Given information =
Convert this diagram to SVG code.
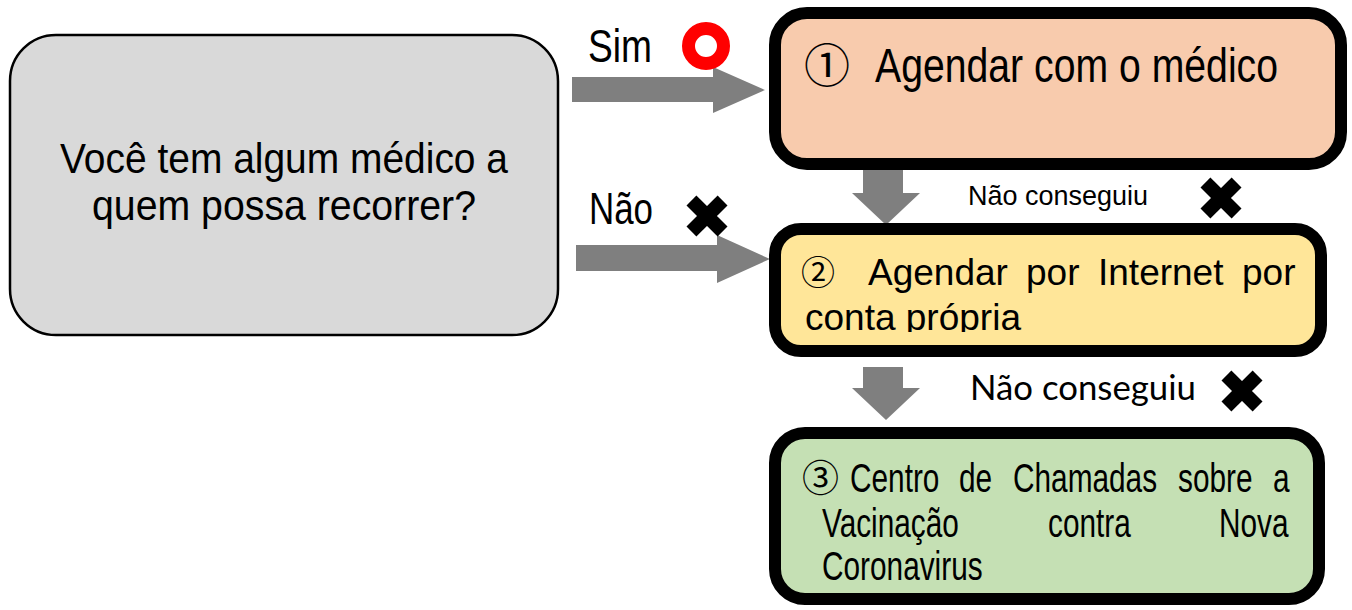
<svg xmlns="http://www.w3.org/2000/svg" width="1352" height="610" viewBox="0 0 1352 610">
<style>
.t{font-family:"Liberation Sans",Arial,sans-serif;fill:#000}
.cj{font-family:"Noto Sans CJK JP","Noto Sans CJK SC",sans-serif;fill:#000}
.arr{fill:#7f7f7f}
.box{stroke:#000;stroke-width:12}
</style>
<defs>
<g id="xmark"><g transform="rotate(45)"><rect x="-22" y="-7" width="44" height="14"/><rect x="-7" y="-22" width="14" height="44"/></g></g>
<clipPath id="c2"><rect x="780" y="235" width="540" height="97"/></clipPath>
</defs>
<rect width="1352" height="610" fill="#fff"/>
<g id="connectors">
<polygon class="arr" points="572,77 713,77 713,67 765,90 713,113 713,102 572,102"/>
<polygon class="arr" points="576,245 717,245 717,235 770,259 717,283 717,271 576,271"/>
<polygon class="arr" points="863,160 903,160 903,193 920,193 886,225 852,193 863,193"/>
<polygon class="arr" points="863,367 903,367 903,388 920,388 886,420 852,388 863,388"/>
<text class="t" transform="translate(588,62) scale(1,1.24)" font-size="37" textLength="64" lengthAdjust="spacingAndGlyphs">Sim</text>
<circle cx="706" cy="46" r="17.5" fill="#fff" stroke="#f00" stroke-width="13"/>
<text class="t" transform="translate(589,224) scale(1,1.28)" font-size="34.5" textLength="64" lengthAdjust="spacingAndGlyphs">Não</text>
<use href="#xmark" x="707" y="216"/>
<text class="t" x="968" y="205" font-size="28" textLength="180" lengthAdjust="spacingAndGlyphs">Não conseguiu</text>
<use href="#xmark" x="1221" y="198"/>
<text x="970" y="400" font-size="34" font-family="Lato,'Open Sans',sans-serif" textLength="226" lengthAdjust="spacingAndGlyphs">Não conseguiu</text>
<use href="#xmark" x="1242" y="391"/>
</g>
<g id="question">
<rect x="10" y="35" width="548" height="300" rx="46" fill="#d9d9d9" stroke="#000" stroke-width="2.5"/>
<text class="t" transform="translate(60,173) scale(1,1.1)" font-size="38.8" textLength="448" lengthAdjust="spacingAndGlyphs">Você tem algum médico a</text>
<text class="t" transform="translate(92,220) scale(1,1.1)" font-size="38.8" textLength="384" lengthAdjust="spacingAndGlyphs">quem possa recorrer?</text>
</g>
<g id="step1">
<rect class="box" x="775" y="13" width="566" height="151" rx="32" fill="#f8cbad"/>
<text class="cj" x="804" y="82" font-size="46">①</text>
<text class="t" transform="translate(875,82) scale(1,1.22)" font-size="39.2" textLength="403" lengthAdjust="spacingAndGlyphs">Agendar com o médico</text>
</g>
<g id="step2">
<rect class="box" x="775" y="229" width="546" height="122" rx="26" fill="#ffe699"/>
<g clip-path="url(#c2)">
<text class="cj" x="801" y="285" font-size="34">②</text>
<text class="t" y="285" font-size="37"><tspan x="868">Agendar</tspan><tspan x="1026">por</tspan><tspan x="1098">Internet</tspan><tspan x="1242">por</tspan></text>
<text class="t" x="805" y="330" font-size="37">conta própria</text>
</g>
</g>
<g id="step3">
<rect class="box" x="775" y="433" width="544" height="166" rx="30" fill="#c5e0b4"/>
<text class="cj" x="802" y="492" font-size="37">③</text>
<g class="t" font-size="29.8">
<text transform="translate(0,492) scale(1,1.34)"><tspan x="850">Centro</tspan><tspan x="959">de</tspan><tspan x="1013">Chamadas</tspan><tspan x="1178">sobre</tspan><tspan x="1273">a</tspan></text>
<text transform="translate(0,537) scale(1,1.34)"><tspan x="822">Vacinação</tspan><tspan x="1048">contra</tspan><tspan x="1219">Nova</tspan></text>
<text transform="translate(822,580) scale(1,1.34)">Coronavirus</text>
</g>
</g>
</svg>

What to do = Without the pictures, write out all of the material exactly.

Response below =
Convert this diagram to SVG code.
<svg xmlns="http://www.w3.org/2000/svg" width="1352" height="610" viewBox="0 0 1352 610">
<style>
.t{font-family:"Liberation Sans",Arial,sans-serif;fill:#000}
.cj{font-family:"Noto Sans CJK JP","Noto Sans CJK SC",sans-serif;fill:#000}
.arr{fill:#7f7f7f}
.box{stroke:#000;stroke-width:12}
</style>
<defs>
<g id="xmark"><g transform="rotate(45)"><rect x="-22" y="-7" width="44" height="14"/><rect x="-7" y="-22" width="14" height="44"/></g></g>
<clipPath id="c2"><rect x="780" y="235" width="540" height="97"/></clipPath>
</defs>
<rect width="1352" height="610" fill="#fff"/>
<g id="connectors">
<polygon class="arr" points="572,77 713,77 713,67 765,90 713,113 713,102 572,102"/>
<polygon class="arr" points="576,245 717,245 717,235 770,259 717,283 717,271 576,271"/>
<polygon class="arr" points="863,160 903,160 903,193 920,193 886,225 852,193 863,193"/>
<polygon class="arr" points="863,367 903,367 903,388 920,388 886,420 852,388 863,388"/>
<text class="t" transform="translate(588,62) scale(1,1.24)" font-size="37" textLength="64" lengthAdjust="spacingAndGlyphs">Sim</text>
<circle cx="706" cy="46" r="17.5" fill="#fff" stroke="#f00" stroke-width="13"/>
<text class="t" transform="translate(589,224) scale(1,1.28)" font-size="34.5" textLength="64" lengthAdjust="spacingAndGlyphs">Não</text>
<use href="#xmark" x="707" y="216"/>
<text class="t" x="968" y="205" font-size="28" textLength="180" lengthAdjust="spacingAndGlyphs">Não conseguiu</text>
<use href="#xmark" x="1221" y="198"/>
<text x="970" y="400" font-size="34" font-family="Lato,'Open Sans',sans-serif" textLength="226" lengthAdjust="spacingAndGlyphs">Não conseguiu</text>
<use href="#xmark" x="1242" y="391"/>
</g>
<g id="question">
<rect x="10" y="35" width="548" height="300" rx="46" fill="#d9d9d9" stroke="#000" stroke-width="2.5"/>
<text class="t" transform="translate(60,173) scale(1,1.1)" font-size="38.8" textLength="448" lengthAdjust="spacingAndGlyphs">Você tem algum médico a</text>
<text class="t" transform="translate(92,220) scale(1,1.1)" font-size="38.8" textLength="384" lengthAdjust="spacingAndGlyphs">quem possa recorrer?</text>
</g>
<g id="step1">
<rect class="box" x="775" y="13" width="566" height="151" rx="32" fill="#f8cbad"/>
<text class="cj" x="804" y="82" font-size="46">①</text>
<text class="t" transform="translate(875,82) scale(1,1.22)" font-size="39.2" textLength="403" lengthAdjust="spacingAndGlyphs">Agendar com o médico</text>
</g>
<g id="step2">
<rect class="box" x="775" y="229" width="546" height="122" rx="26" fill="#ffe699"/>
<g clip-path="url(#c2)">
<text class="cj" x="801" y="285" font-size="34">②</text>
<text class="t" y="285" font-size="37"><tspan x="868">Agendar</tspan><tspan x="1026">por</tspan><tspan x="1098">Internet</tspan><tspan x="1242">por</tspan></text>
<text class="t" x="805" y="330" font-size="37">conta própria</text>
</g>
</g>
<g id="step3">
<rect class="box" x="775" y="433" width="544" height="166" rx="30" fill="#c5e0b4"/>
<text class="cj" x="802" y="492" font-size="37">③</text>
<g class="t" font-size="29.8">
<text transform="translate(0,492) scale(1,1.34)"><tspan x="850">Centro</tspan><tspan x="959">de</tspan><tspan x="1013">Chamadas</tspan><tspan x="1178">sobre</tspan><tspan x="1273">a</tspan></text>
<text transform="translate(0,537) scale(1,1.34)"><tspan x="822">Vacinação</tspan><tspan x="1048">contra</tspan><tspan x="1219">Nova</tspan></text>
<text transform="translate(822,580) scale(1,1.34)">Coronavirus</text>
</g>
</g>
</svg>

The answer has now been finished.